EXERCISE REQUIREMENTS> Pick out the lines containing "this".
* BEGIN *
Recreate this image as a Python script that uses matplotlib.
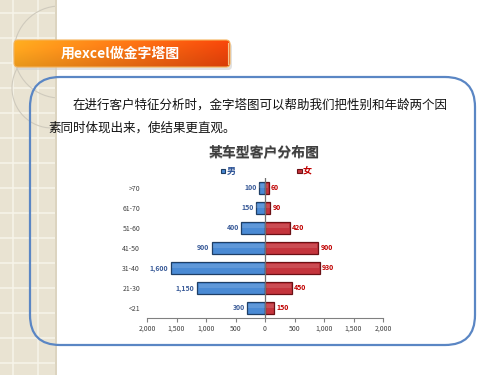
import numpy as np
import matplotlib
matplotlib.use('Agg')
import matplotlib.pyplot as plt
from matplotlib.patches import FancyBboxPatch, Rectangle, Circle
from matplotlib.ticker import FuncFormatter

plt.rcParams['font.family'] = ['Noto Sans CJK SC', 'DejaVu Sans']

# data
ages = ['>70', '61-70', '51-60', '41-50', '31-40', '21-30', '<21']
male = [100, 150, 400, 900, 1600, 1150, 300]
female = [60, 90, 420, 900, 930, 450, 150]
xticks = [-2000, -1500, -1000, -500, 0, 500, 1000, 1500, 2000]

banner_text = '用excel做金字塔图'
para1 = '在进行客户特征分析时，金字塔图可以帮助我们把性别和年龄两个因'
para2 = '素同时体现出来，使结果更直观。'
chart_title = '某车型客户分布图'

fig = plt.figure(figsize=(5, 3.75), dpi=100)
fig.patch.set_facecolor('white')

# background layer in pixel coordinates
bg = fig.add_axes([0, 0, 1, 1])
bg.set_xlim(0, 500)
bg.set_ylim(375, 0)
bg.axis('off')

# beige strip on the left
strip = Rectangle((0, 0), 55, 375, fc='#e9e3d2', ec='none', zorder=0)
bg.add_patch(strip)
for gx in [13, 38]:
    bg.plot([gx, gx], [0, 375], color='#f7f4ea', lw=1.1, zorder=1)
for gy in np.arange(12.5, 375, 25):
    bg.plot([0, 55], [gy, gy], color='#f7f4ea', lw=1.1, zorder=1)
bg.plot([55.5, 55.5], [0, 375], color='#d5ccb4', lw=1.2, zorder=1)
for cx, cy, r in [(60, 52, 46), (52, 88, 40)]:
    c = Circle((cx, cy), r, fc='none', ec='#cfcabd', lw=0.8, zorder=1)
    bg.add_patch(c)
    c.set_clip_path(strip)

# orange banner with shadow
bg.add_patch(FancyBboxPatch((16, 43), 216, 27, boxstyle='round,pad=0,rounding_size=4',
                            fc='#cfcfcf', ec='none', alpha=0.6, zorder=2))
banner = FancyBboxPatch((14, 40), 216, 27, boxstyle='round,pad=0,rounding_size=4',
                        fc='none', ec='#f5b35a', lw=0.8, zorder=4)
bg.add_patch(banner)
w, h = 200, 30
left = np.array([249, 163, 30]) / 255
right = np.array([232, 66, 10]) / 255
t = np.linspace(0, 1, w)[None, :, None]
grad = left * (1 - t) + right * t
shade = np.linspace(1.08, 0.93, h)[:, None, None]
img = np.clip(grad * shade, 0, 1)
im = bg.imshow(img, extent=(14, 230, 67, 40), aspect='auto', zorder=3)
im.set_clip_path(banner)
bg.plot([227.5, 227.5], [43, 64], color='#f7c48a', lw=0.8, zorder=4)
bg.text(120, 53.5, banner_text, color='white', fontsize=10, fontweight='bold',
        ha='center', va='center', zorder=5)

# rounded content box
bg.add_patch(FancyBboxPatch((30, 77), 445, 268, boxstyle='round,pad=0,rounding_size=30',
                            fc='none', ec='#5a86c4', lw=1.6, zorder=2))

bg.text(73, 105, para1, fontsize=9, fontweight='medium', color='#111111',
        ha='left', va='center', zorder=5)
bg.text(48, 128, para2, fontsize=9, fontweight='medium', color='#111111',
        ha='left', va='center', zorder=5)

bg.text(264.5, 153.5, chart_title, fontsize=10, fontweight='black', color='#b0b0b0',
        ha='center', va='center', zorder=5)
bg.text(264, 153, chart_title, fontsize=10, fontweight='black', color='#3f3f3f',
        ha='center', va='center', zorder=5)

# legend
bg.add_patch(Rectangle((220.5, 168.5), 4.5, 4.5, fc='#4a8ad4', ec='#1f3f66', lw=0.8, zorder=5))
bg.text(226.5, 171, '男', fontsize=6.5, fontweight='bold', color='#2f5597',
        ha='left', va='center', zorder=5)
bg.add_patch(Rectangle((297, 168.5), 4.5, 4.5, fc='#c4343c', ec='#6b1015', lw=0.8, zorder=5))
bg.text(303, 171, '女', fontsize=6.5, fontweight='bold', color='#c00000',
        ha='left', va='center', zorder=5)

# pyramid chart
ax = fig.add_axes([147 / 500, 1 - 318 / 375, 236 / 500, 140 / 375])
ax.patch.set_alpha(0)
y = np.arange(len(ages))
m = -np.array(male)
f = np.array(female)

ax.barh(y, m, height=0.6, color='#4a8ad4', edgecolor='#1f3f66', lw=0.9, zorder=2)
ax.barh(y, f, height=0.6, color='#c4343c', edgecolor='#6b1015', lw=0.9, zorder=2)
# light bevel
ax.barh(y - 0.12, m * 0.98, height=0.2, color='white', alpha=0.12, lw=0, zorder=3)
ax.barh(y - 0.12, f * 0.98, height=0.2, color='white', alpha=0.12, lw=0, zorder=3)

for yi, v in zip(y, male):
    ax.text(-v - 45, yi, f'{v:,}', ha='right', va='center', fontsize=5,
            fontweight='bold', color='#3b5c99')
for yi, v in zip(y, female):
    ax.text(v + 40, yi, f'{v:,}', ha='left', va='center', fontsize=5,
            fontweight='bold', color='#c00000')

ax.axvline(0, color='#707070', lw=0.9, zorder=4)
ax.set_xlim(-2000, 2000)
ax.set_ylim(6.5, -0.5)
ax.set_xticks(xticks)
ax.xaxis.set_major_formatter(FuncFormatter(lambda v, p: f'{abs(int(v)):,}'))
ax.set_yticks(y)
ax.set_yticklabels(ages)
ax.tick_params(axis='y', length=0, pad=5, labelsize=5, labelcolor='#404040')
ax.tick_params(axis='x', length=3, width=0.8, color='#808080', labelsize=5,
               labelcolor='#404040', pad=2)
for s in ['left', 'top', 'right']:
    ax.spines[s].set_visible(False)
ax.spines['bottom'].set_color('#808080')
ax.spines['bottom'].set_linewidth(0.8)

fig.savefig('out.png', dpi=100)
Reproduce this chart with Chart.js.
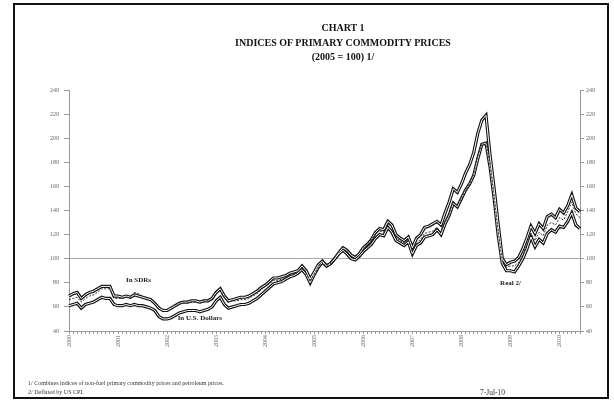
<!DOCTYPE html>
<html>
<head>
<meta charset="utf-8">
<script src="https://cdn.jsdelivr.net/npm/chart.js@4/dist/chart.umd.min.js"></script>
<style>
  body { margin: 0; background: #fff; }
  #wrap { position: relative; width: 614px; height: 401px; font-family: 'Liberation Serif', serif; }
  #frame { position: absolute; left: 13px; top: 3px; width: 592px; height: 392px; border: 2px solid #111; }
  canvas { position: absolute; left: 0; top: 0; }
  .t { position: absolute; left: 143px; width: 400px; text-align: center; font-weight: bold; color: #111; font-size: 10px; line-height: 12px; }
  .note { position: absolute; left: 28px; font-size: 6px; color: #333; line-height: 7px; }
  #date { position: absolute; left: 480px; top: 388px; font-size: 7.5px; color: #333; }
</style>
</head>
<body>
<div id="wrap">
  <div id="frame"></div>
  <canvas id="chart" width="614" height="401"></canvas>
  <div class="t" style="top:22px">CHART 1</div>
  <div class="t" style="top:37px">INDICES OF PRIMARY COMMODITY PRICES</div>
  <div class="t" style="top:51px">(2005 = 100) 1/</div>
  <div class="note" style="top:380px">1/ Combines indices of non-fuel primary commodity prices and petroleum prices.</div>
  <div class="note" style="top:389px">2/ Deflated by US CPI.</div>
  <div id="date">7-Jul-10</div>
</div>
<script>
const years = ['2000', '2001', '2002', '2003', '2004', '2005', '2006', '2007', '2008', '2009', '2010'];
const monthsInLast = 6;
const yTicks = [40, 60, 80, 100, 120, 140, 160, 180, 200, 220, 240];

// monthly index values, Jan 2000 - Jun 2010
const inDollars = [
    61, 62, 63, 59, 62, 63, 64, 66, 68, 67, 67, 62,
    61, 61, 62, 61, 62, 61, 61, 60, 59, 57, 52, 50,
    50, 51, 53, 55, 56, 57, 57, 57, 56, 57, 58, 60,
    65, 68, 62, 59, 60, 61, 62, 62, 63, 65, 67, 70,
    73, 76, 79, 80, 81, 83, 85, 86, 88, 91, 87, 80,
    87, 93, 97, 94, 96, 100, 105, 109, 107, 103, 101, 104,
    109, 112, 116, 122, 125, 124, 131, 128, 120, 117, 115, 118,
    109, 117, 120, 126, 127, 129, 131, 128, 138, 147, 158, 155,
    162, 171, 178, 188, 204, 215, 219, 186, 158, 128, 100, 95,
    97, 98, 101, 108, 117, 127, 121, 129, 125, 135, 137, 134,
    141, 138, 144, 153, 142, 139
];
const inSDRs = [
    66, 67, 68, 64, 67, 69, 70, 72, 75, 75, 75, 67,
    67, 67, 68, 68, 72, 71, 69, 68, 67, 64, 60, 58,
    58, 60, 62, 63, 64, 64, 64, 64, 63, 65, 65, 66,
    71, 74, 68, 64, 65, 65, 66, 66, 67, 69, 71, 74,
    77, 79, 82, 82, 83, 85, 86, 87, 89, 92, 88, 81,
    87, 93, 97, 94, 96, 101, 106, 110, 108, 104, 102, 105,
    110, 112, 116, 121, 123, 122, 129, 126, 118, 115, 113, 116,
    106, 113, 116, 121, 122, 123, 126, 122, 130, 137, 147, 144,
    150, 157, 162, 170, 185, 195, 197, 177, 151, 122, 98, 93,
    94, 94, 97, 103, 112, 121, 115, 122, 119, 128, 130, 128,
    134, 132, 139, 147, 137, 134
];
const real = [
    69, 71, 72, 67, 70, 72, 73, 75, 77, 77, 77, 69,
    69, 68, 69, 68, 70, 69, 68, 67, 66, 63, 59, 57,
    57, 59, 61, 63, 64, 64, 65, 65, 64, 65, 65, 67,
    72, 75, 69, 65, 66, 67, 68, 68, 69, 71, 73, 76,
    78, 81, 84, 84, 85, 86, 88, 89, 90, 94, 90, 83,
    89, 95, 98, 94, 96, 100, 104, 107, 104, 100, 99, 102,
    106, 109, 112, 117, 120, 119, 126, 122, 115, 113, 111, 114,
    104, 111, 113, 118, 119, 120, 124, 120, 129, 136, 146, 143,
    150, 157, 162, 169, 183, 195, 196, 176, 150, 119, 96, 90,
    90, 89, 94, 100, 108, 118, 110, 116, 113, 121, 124, 122,
    127, 126, 131, 138, 128, 125
];

// series labels placed on the chart (month index, index value)
const noteTexts = ['In SDRs', 'In U.S. Dollars', 'Real 2/'];
const noteMonths = [17, 32, 108];
const noteValues = [82, 50.5, 80];

const labels = [];
years.forEach((year, i) => {
    const count = i === years.length - 1 ? monthsInLast : 12;
    for (let m = 0; m < count; m++) labels.push(m === 0 ? year : '');
});

const tickFont = { family: 'Liberation Serif', size: 6 };
const axisGray = '#9a9a9a';

const notesPlugin = {
    id: 'notes',
    afterDatasetsDraw(chart) {
        const { ctx, scales } = chart;
        ctx.save();
        ctx.font = 'bold 7px "Liberation Serif"';
        ctx.fillStyle = '#222';
        ctx.textAlign = 'center';
        ctx.textBaseline = 'middle';
        noteTexts.forEach((text, i) => {
            ctx.fillText(text, scales.x.getPixelForValue(noteMonths[i]), scales.y.getPixelForValue(noteValues[i]));
        });
        ctx.restore();
    }
};

const hollow = (data, width) => ({ data, borderColor: '#111', borderWidth: width, pointRadius: 0, tension: 0 });
const inner = (data) => ({ data, borderColor: '#fff', borderWidth: 1, pointRadius: 0, tension: 0 });

new Chart(document.querySelector('#chart'), {
    type: 'line',
    data: {
        labels: labels,
        datasets: [
            { label: 'In SDRs', data: inSDRs, borderColor: '#333', borderWidth: 1, borderDash: [2, 1.5], pointRadius: 0, tension: 0 },
            inner(inDollars),
            inner(real),
            hollow(inDollars, 3.2),
            hollow(real, 3.2),
        ],
    },
    options: {
        responsive: false,
        animation: false,
        layout: { padding: { top: 90, left: 0, right: 0, bottom: 0 } },
        plugins: { legend: { display: false }, tooltip: { enabled: false } },
        scales: {
            x: {
                afterFit: (s) => { s.height = 70; },
                grid: { drawOnChartArea: false, tickLength: 3, tickColor: axisGray },
                border: { color: axisGray },
                ticks: {
                    autoSkip: false, maxRotation: 90, minRotation: 90, padding: 1,
                    font: tickFont, color: '#666',
                },
            },
            y: {
                position: 'left',
                min: 40, max: 240,
                afterFit: (s) => { s.width = 69; },
                afterBuildTicks: (s) => { s.ticks = yTicks.map((v) => ({ value: v })); },
                grid: {
                    color: (c) => (c.tick && c.tick.value === 100 ? '#a8a8a8' : 'rgba(0,0,0,0)'),
                    tickColor: axisGray, tickLength: 5,
                },
                border: { color: axisGray },
                ticks: { padding: 5, font: tickFont, color: '#666' },
            },
            y2: {
                position: 'right',
                min: 40, max: 240,
                afterFit: (s) => { s.width = 34; },
                afterBuildTicks: (s) => { s.ticks = yTicks.map((v) => ({ value: v })); },
                grid: { drawOnChartArea: false, tickColor: axisGray, tickLength: 4 },
                border: { color: axisGray },
                ticks: { padding: 2, font: tickFont, color: '#666' },
            },
        },
    },
    plugins: [notesPlugin],
});
</script>
</body>
</html>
* END *
WRITTEN RESPONSE>
Recreate this image as a Python script that uses matplotlib.
Reproduce this chart with Chart.js.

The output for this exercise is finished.